Green Alert Take: Beyond feeling for the affected reporters, I am sorry for Dartmouth sports fans. It's a sign of the times, I suppose, but when I was the beat writer covering Dartmouth I never missed a football game, home men's or women's basketball game, had stories on most home baseball games and a good number of soccer, field hockey and lacrosse games among others. Going forward the best source of Dartmouth sports news (apart from football on BGA) will be on the school website and while the sports info office does a good job it's still in-house. Hopefully when there is breaking news that needs a critical eye like the potential transfer of a basketball  star, the newspaper will assign someone to cover it, although without the kind of sources a beat reporter has it will be difficult to get the inside story. I can't tell you how many stories I "broke" about hirings, firings, scheduling issues, eligibility and more because I was a familiar face on campus, had great sources and people trusted I would be fair. That's really, really hard to do coming in cold and Dartmouth (and Ivy League) fans will be worse for it.
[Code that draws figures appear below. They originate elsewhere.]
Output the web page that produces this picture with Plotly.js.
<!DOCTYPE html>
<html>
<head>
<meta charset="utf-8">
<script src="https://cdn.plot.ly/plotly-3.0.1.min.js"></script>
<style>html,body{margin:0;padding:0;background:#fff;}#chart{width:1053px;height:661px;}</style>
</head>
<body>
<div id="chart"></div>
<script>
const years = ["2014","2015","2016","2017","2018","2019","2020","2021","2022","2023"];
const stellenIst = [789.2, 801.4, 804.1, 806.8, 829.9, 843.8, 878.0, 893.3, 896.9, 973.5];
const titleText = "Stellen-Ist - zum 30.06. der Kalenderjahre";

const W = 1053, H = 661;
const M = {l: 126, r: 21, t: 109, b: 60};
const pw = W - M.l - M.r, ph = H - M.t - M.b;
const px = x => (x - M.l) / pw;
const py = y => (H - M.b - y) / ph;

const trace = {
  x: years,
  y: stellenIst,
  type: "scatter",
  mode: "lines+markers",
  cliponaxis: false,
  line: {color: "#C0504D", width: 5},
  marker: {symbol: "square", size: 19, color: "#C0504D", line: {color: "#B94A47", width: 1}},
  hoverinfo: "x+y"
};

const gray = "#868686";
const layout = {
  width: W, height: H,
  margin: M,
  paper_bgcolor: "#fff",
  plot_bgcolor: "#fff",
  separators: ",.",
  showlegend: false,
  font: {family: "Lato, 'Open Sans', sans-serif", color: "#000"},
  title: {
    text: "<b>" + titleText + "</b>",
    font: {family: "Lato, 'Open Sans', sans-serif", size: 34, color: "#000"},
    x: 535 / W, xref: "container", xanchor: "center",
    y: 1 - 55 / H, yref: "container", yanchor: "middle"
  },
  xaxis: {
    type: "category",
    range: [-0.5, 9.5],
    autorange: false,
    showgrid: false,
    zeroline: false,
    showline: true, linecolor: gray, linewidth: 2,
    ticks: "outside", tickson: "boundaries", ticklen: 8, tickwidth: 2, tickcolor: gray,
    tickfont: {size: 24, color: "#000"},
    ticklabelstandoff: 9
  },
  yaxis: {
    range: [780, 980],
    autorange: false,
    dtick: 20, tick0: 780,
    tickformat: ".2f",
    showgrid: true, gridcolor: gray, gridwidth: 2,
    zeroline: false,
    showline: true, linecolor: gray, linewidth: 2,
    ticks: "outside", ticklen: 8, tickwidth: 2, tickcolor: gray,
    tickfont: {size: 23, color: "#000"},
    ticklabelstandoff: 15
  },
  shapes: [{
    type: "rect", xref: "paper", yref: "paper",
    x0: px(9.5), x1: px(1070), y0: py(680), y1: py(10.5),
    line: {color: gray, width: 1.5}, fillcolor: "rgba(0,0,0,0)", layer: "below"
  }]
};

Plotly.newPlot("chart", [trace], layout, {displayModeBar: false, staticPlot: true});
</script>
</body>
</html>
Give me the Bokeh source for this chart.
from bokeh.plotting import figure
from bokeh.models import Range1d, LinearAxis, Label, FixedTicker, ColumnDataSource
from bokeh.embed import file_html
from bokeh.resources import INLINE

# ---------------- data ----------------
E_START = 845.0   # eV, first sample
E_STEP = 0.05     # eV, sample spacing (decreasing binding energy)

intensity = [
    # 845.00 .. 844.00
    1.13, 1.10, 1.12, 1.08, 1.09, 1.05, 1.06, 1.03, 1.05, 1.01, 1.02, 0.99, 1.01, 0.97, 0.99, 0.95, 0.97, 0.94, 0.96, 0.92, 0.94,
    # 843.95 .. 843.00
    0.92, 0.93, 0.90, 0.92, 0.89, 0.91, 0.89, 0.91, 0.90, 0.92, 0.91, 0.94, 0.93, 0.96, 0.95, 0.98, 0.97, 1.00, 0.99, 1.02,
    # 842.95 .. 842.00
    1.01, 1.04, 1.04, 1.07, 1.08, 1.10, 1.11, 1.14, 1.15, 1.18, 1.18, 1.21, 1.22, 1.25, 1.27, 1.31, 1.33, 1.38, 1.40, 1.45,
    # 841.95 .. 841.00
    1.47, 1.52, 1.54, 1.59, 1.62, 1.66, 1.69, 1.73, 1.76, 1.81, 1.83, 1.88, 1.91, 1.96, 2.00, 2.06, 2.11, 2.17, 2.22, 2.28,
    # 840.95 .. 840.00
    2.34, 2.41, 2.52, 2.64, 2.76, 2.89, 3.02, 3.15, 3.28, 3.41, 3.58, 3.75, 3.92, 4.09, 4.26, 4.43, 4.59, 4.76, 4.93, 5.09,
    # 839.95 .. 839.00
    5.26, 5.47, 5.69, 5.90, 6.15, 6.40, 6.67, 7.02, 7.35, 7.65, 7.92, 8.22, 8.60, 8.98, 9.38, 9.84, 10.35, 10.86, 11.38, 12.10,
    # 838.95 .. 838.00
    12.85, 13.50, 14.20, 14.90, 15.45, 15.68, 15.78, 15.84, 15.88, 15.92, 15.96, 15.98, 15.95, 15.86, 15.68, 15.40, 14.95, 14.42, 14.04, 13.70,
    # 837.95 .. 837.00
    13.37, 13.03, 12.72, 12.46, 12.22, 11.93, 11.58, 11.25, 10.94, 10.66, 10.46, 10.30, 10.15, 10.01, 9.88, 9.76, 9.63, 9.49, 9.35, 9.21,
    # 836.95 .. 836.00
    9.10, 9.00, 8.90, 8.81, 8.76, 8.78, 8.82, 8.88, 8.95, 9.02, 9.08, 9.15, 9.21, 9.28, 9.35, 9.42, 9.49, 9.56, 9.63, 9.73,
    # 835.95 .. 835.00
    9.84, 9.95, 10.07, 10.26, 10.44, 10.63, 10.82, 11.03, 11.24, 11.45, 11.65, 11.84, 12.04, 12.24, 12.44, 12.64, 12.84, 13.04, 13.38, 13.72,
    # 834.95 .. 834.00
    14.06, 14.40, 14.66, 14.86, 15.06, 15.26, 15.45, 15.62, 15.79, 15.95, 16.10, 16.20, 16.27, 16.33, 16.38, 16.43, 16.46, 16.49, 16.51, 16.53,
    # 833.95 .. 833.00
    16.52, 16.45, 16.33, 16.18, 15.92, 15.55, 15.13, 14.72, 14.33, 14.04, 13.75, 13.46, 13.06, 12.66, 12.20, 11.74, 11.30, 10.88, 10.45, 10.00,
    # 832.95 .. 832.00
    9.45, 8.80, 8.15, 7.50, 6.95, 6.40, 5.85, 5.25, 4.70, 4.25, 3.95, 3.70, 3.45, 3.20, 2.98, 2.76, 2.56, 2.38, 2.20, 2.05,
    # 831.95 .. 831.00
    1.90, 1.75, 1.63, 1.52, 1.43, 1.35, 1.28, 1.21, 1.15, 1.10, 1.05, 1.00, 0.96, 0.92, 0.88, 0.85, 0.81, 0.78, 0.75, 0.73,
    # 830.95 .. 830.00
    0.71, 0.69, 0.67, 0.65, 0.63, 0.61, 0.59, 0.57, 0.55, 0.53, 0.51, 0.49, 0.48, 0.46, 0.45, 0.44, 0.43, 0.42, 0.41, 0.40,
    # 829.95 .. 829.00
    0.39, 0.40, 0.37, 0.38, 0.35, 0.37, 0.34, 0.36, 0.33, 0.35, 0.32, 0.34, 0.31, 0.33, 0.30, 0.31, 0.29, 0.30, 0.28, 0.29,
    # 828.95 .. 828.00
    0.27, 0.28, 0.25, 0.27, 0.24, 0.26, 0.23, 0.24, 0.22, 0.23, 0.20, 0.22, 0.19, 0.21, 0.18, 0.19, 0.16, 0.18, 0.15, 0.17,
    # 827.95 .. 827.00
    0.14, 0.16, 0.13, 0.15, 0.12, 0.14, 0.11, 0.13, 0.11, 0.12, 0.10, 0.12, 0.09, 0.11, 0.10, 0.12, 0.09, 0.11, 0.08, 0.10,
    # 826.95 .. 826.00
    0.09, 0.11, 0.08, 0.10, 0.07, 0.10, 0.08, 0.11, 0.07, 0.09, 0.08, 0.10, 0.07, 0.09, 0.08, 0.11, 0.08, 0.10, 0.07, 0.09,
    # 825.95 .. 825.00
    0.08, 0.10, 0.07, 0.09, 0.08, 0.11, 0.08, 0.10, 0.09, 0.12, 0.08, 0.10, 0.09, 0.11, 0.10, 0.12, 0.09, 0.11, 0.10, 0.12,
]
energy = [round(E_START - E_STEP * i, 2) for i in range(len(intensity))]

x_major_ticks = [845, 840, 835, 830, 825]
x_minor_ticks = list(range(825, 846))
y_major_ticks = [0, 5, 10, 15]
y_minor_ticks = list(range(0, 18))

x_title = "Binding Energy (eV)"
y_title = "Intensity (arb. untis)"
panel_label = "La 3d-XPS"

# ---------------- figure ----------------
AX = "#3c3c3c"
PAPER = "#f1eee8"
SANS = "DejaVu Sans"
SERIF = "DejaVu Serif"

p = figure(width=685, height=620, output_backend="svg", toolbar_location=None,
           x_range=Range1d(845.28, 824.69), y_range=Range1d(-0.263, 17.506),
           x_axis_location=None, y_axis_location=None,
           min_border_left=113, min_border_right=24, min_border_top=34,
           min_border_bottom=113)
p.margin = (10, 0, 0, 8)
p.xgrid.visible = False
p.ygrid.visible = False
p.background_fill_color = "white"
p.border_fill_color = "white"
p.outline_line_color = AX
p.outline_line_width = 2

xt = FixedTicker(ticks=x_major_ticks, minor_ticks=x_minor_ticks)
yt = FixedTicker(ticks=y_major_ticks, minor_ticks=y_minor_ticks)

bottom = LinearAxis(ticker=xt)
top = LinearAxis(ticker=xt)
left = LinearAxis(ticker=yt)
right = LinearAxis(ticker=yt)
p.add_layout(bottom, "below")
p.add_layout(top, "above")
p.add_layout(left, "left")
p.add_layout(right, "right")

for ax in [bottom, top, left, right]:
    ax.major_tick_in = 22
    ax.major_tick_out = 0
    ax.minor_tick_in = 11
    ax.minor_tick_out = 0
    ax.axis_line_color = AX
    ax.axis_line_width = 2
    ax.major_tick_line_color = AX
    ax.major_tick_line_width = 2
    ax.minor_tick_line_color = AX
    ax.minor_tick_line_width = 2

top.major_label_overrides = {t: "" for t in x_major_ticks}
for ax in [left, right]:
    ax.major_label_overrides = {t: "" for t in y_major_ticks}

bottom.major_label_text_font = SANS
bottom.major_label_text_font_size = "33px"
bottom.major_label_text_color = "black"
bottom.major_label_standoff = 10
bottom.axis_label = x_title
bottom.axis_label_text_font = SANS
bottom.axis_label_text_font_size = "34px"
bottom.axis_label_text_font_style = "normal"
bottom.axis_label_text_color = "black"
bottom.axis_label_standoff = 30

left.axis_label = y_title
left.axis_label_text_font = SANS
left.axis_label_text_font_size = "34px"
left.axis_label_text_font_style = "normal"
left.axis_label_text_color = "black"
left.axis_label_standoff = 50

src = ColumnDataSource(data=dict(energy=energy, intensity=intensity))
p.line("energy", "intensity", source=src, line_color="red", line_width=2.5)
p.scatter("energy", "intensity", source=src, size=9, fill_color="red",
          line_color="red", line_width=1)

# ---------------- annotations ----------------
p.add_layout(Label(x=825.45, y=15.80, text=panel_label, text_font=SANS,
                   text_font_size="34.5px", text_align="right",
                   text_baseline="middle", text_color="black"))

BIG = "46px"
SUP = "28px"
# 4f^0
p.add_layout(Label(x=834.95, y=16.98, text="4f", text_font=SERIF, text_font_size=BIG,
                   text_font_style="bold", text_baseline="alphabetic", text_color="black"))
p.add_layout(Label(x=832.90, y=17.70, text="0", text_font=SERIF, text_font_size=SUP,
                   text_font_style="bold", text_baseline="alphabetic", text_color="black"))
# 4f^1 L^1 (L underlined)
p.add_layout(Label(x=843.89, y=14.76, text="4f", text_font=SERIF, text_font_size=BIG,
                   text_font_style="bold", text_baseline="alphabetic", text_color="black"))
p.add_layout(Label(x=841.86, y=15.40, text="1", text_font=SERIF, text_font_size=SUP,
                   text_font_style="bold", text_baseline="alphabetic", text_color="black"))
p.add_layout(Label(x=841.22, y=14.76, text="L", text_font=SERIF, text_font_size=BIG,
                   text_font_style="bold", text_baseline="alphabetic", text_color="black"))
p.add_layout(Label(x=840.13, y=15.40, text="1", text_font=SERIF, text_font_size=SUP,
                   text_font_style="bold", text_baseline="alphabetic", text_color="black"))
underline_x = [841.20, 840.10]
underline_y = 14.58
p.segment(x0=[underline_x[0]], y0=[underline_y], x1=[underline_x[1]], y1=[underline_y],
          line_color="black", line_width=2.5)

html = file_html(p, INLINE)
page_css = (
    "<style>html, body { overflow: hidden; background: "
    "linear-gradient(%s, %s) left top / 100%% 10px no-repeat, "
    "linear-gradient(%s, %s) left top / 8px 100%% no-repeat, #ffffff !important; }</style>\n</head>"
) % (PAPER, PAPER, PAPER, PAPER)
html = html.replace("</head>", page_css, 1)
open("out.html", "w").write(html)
ESPN has a story under the headline, NFL Draft - League wants April but GMs want it moved. From the story:
General managers are concerned that, in this current environment, with offseason activities and some teams' facilities closed, there won't be enough time for player physicals, gathering psychological testing, getting further verified information about the players and some teams having to conduct the draft from home.
Green Alert Take: Dartmouth and other FCS players would be huge beneficiaries of a delay.
A Saturday Blitz story under the headline An irreverent look back at the 1870 college football season includes this tidbit that's kind of funny:
While Princeton, Rutgers, and Columbia were the only three teams to play intercollegiate competition in 1870, other institutions of higher learning were beginning to embrace the game as a worthwhile pursuit. At Dartmouth, for instance, the faculty voted not only to allow students to begin playing the game again but also opted to furnish those students with the ball necessary to take the field.
Green Alert Take: Wow. They got 'em a ball!
Liberty University is opening up this week and bringing 5,000 students back to its Virginia petri dish campus. From Liberty president Jerry Falwell Jr. (LINK):
“I think we have a responsibility to our students — who paid to be here, who want to be here, who love it here — to give them the ability to be with their friends, to continue their studies, enjoy the room and board they’ve already paid for and to not interrupt their college life.”
Green Alert Take: Out of curiosity I checked the Liberty football schedule to see who they were playing on Sept. 19, the day of Dartmouth's opener. It's Western Kentucky. If New Haven hadn't come through the Big Green might have been able to play Liberty's opponent on that day because one of two things might well happen before then. The Liberty team might be in quarantine or their opponents might refuse to play them. I know I would on principle. End rant.

Sports Illustrated has a story by Dartmouth alum Alex Pappas '12 and a lengthy video with her from Greece, where she was/is training for the nation's Olympic marathon trials. (LINK)
From a Dartmouth-Hitchcock Medical Center release:
Dartmouth-Hitchcock Health develops COVID-19 testing to be used for hospitalized patients and health care workers
The number of tests that can be performed daily could be up to 1,000, but because of the ongoing shortages of test collection supplies and personal protective equipment (PPE), DHMC is limited to testing only hospitalized patients within the Dartmouth-Hitchcock Health system and healthcare workers, including first responders, who have direct contact with patients. Once fully operational over the next week to ten days, the turnaround time from test to results should provide results to patients within 24 hours or less.
EXTRA POINT
Abnormal is the new normal. Up is down and down is up.

Waking early and unable to fall back asleep yesterday while my mind raced, I found myself thinking how everything is changed. Maybe it was a personal therapy but I spent some time yesterday afternoon pulling together this graphic. Feel free to share it if you think it might help.